For many, though, holding banks criminally accountable for their role in the subprime mortgage crisis is wholly warranted. While a formal indictment is a possibility, some believe that conducting civil and criminal inquiries is a tactic that increases pressure for more widespread civil resolution. Earlier this week, the U.S. Department of Justice and the U.S. Securities and Exchange Commission filed a civil suit against Bank of America for misleading institutional investors by misrepresenting the quality of mortgages backing an $850 million bond. Investigations are focusing on mortgages originated by JPMorgan, rather than those assumed by the bank after the acquisition of Bear Stearns Cos. and Washington Mutual.

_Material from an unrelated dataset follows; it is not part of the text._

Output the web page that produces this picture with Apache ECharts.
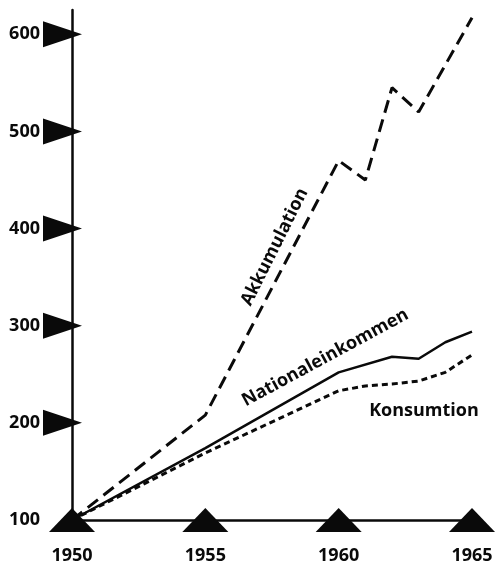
<!DOCTYPE html>
<html>
<head>
<meta charset="utf-8">
<script src="https://cdn.jsdelivr.net/npm/echarts@6/dist/echarts.min.js"></script>
<style>
html,body{margin:0;padding:0;background:#fff;}
#c{width:496px;height:566px;}
</style>
</head>
<body>
<div id="c"></div>
<script>
// Data (index, 1950 = 100)
const akkumulation = [[1950,100],[1955,208],[1960,470],[1961,450],[1962,545],[1963,520],[1965,617]];
const nationaleinkommen = [[1950,100],[1955,174],[1960,252],[1962,268],[1963,266],[1964,283],[1965,294]];
const konsumtion = [[1950,100],[1955,169],[1960,233],[1961,238],[1962,240],[1963,243],[1964,252],[1965,270]];
const xTickYears = [1950,1955,1960,1965];
const yTickValues = [200,300,400,500,600];
const seriesNames = ['Akkumulation','Nationaleinkommen','Konsumtion'];
// label anchors in data coordinates, with rotation in degrees
const labelAnchors = [[1957.6,381,63.4],[1959.5,267,28.4],[1963.2,212,0]];

const FONT = '"Open Sans", "DejaVu Sans", sans-serif';
const INK = '#0a0a0a';
const chart = echarts.init(document.getElementById('c'), null, {renderer:'canvas'});
const option = {
  animation:false,
  backgroundColor:'#fff',
  grid:{left:72,right:24,top:10,bottom:46},
  xAxis:{
    type:'value',min:1950,max:1965,interval:5,
    axisLine:{show:true,lineStyle:{color:INK,width:2.5}},
    axisTick:{show:false},splitLine:{show:false},
    axisLabel:{color:INK,fontFamily:FONT,fontWeight:'bold',fontSize:18,margin:27,
      formatter:v=>String(v)}
  },
  yAxis:{
    type:'value',min:100,max:625,interval:100,
    axisLine:{show:true,lineStyle:{color:INK,width:2.5}},
    axisTick:{show:false},splitLine:{show:false},
    axisLabel:{color:INK,fontFamily:FONT,fontWeight:'bold',fontSize:18,margin:32,
      showMaxLabel:false, formatter:v=>String(v)}
  },
  series:[
    {name:seriesNames[0],type:'line',data:akkumulation,symbol:'none',z:3,
      lineStyle:{color:INK,width:3,type:[13,7]}},
    {name:seriesNames[1],type:'line',data:nationaleinkommen,symbol:'none',z:3,
      lineStyle:{color:INK,width:2.5,type:'solid'}},
    {name:seriesNames[2],type:'line',data:konsumtion,symbol:'none',z:3,
      lineStyle:{color:INK,width:3,type:[6,4]}},
    {type:'scatter',data:xTickYears.map(y=>[y,100]),symbol:'triangle',symbolSize:[46,24],
      itemStyle:{color:INK,opacity:1},clip:false,z:4,silent:true},
    {type:'scatter',data:yTickValues.map(v=>[1950,v]),symbol:'triangle',symbolSize:[26,39],
      symbolRotate:-90,symbolOffset:[-9.5,0],itemStyle:{color:INK,opacity:1},clip:false,z:4,silent:true}
  ]
};
chart.setOption(option);
const graphics = labelAnchors.map((a,i)=>{
  const p = chart.convertToPixel({gridIndex:0},[a[0],a[1]]);
  return {type:'text',x:p[0],y:p[1],rotation:a[2]*Math.PI/180,z:10,
    style:{text:seriesNames[i],x:0,y:0,align:'center',verticalAlign:'middle',
      fill:INK,font:'bold 18px '+FONT}};
});
chart.setOption({graphic:graphics});
</script>
</body>
</html>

As probes continue, JPMorgan has received subpoenas for information about the bank’s loan origination, mortgage buying, and securitization of debts into bonds. Still, the future holds uncertainties as to whether criminal charges will ever manifest. This is due in part to concerns expressed by prosecutors and other experts that filing criminal allegations against a large bank can have a negative impact on national or global economies.

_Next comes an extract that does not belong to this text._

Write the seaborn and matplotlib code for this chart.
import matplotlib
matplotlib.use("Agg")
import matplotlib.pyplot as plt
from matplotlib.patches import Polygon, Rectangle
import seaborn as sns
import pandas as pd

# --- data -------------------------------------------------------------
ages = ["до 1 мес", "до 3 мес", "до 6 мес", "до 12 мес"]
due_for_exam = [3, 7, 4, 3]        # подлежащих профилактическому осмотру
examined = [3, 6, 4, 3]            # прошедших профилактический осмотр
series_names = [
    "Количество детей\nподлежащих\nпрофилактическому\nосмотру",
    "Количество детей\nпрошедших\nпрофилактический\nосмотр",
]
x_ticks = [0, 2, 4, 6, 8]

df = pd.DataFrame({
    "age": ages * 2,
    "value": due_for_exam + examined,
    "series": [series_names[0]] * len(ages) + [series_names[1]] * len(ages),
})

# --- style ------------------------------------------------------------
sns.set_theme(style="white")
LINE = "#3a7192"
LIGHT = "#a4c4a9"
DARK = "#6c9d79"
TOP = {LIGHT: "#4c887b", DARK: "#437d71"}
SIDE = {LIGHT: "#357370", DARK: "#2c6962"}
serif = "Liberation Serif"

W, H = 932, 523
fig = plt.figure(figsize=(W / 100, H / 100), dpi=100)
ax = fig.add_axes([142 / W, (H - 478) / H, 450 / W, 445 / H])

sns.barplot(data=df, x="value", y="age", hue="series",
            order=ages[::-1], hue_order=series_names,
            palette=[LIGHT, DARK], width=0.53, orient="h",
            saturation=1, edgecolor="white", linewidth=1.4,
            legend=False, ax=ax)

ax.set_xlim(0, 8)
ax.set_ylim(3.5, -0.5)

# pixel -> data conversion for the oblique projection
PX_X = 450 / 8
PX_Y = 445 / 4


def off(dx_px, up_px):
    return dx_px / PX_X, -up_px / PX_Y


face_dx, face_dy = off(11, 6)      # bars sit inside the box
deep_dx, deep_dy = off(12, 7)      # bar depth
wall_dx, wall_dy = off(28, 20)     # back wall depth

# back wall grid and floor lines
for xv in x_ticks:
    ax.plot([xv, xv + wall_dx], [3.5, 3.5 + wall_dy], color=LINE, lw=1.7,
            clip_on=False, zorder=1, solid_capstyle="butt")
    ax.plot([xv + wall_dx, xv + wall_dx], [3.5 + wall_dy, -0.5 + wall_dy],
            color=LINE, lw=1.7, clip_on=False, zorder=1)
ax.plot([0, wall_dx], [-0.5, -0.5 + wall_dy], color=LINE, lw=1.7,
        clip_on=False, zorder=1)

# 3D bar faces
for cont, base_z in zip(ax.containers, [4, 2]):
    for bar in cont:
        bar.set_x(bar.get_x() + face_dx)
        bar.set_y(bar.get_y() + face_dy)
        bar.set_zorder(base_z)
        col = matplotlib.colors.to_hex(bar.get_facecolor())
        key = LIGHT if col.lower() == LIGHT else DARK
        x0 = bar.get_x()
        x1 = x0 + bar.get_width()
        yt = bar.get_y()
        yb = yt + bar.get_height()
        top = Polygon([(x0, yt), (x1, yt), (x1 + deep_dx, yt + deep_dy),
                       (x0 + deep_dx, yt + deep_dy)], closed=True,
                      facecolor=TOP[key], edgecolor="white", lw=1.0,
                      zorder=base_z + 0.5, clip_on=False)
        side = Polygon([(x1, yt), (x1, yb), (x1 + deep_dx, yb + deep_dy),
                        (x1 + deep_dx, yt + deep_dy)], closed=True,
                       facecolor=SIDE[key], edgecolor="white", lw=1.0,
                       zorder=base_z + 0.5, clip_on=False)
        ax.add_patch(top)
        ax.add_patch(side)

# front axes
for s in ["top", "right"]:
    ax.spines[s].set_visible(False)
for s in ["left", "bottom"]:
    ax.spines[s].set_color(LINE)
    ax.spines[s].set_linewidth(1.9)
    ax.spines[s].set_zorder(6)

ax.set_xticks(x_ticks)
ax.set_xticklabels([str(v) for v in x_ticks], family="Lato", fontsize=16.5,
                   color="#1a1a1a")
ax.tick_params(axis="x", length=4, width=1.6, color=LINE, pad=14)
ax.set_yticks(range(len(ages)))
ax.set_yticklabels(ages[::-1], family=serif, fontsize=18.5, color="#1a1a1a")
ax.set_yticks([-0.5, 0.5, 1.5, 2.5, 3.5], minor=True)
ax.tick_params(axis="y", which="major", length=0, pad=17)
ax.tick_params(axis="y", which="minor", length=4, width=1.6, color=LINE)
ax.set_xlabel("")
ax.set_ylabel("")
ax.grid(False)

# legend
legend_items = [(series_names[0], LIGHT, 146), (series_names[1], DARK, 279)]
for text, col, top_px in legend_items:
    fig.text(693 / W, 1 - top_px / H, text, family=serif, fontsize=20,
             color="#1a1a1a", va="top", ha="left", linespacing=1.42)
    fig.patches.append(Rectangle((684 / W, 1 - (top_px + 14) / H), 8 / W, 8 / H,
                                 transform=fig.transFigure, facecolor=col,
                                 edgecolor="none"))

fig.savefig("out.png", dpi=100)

While there are a number of complex issues at stake, the fact remains that the U.S. government is taking decisive steps to hold banks accountable for their actions. Although the scale may be magnified, the government’s actions do help in highlighting the fact that consumers and investors who have been wronged by institutions, financial advisors, or securities firms have legal recourse available. At Crary Buchanan, our Stuart securities arbitration attorneys are prepared to protect our clients’ interests in these matters. For JPMorgan, however, only time will tell what particular actions the U.S. government will take and what impact these actions will have. Resolution may not be so cut and dry.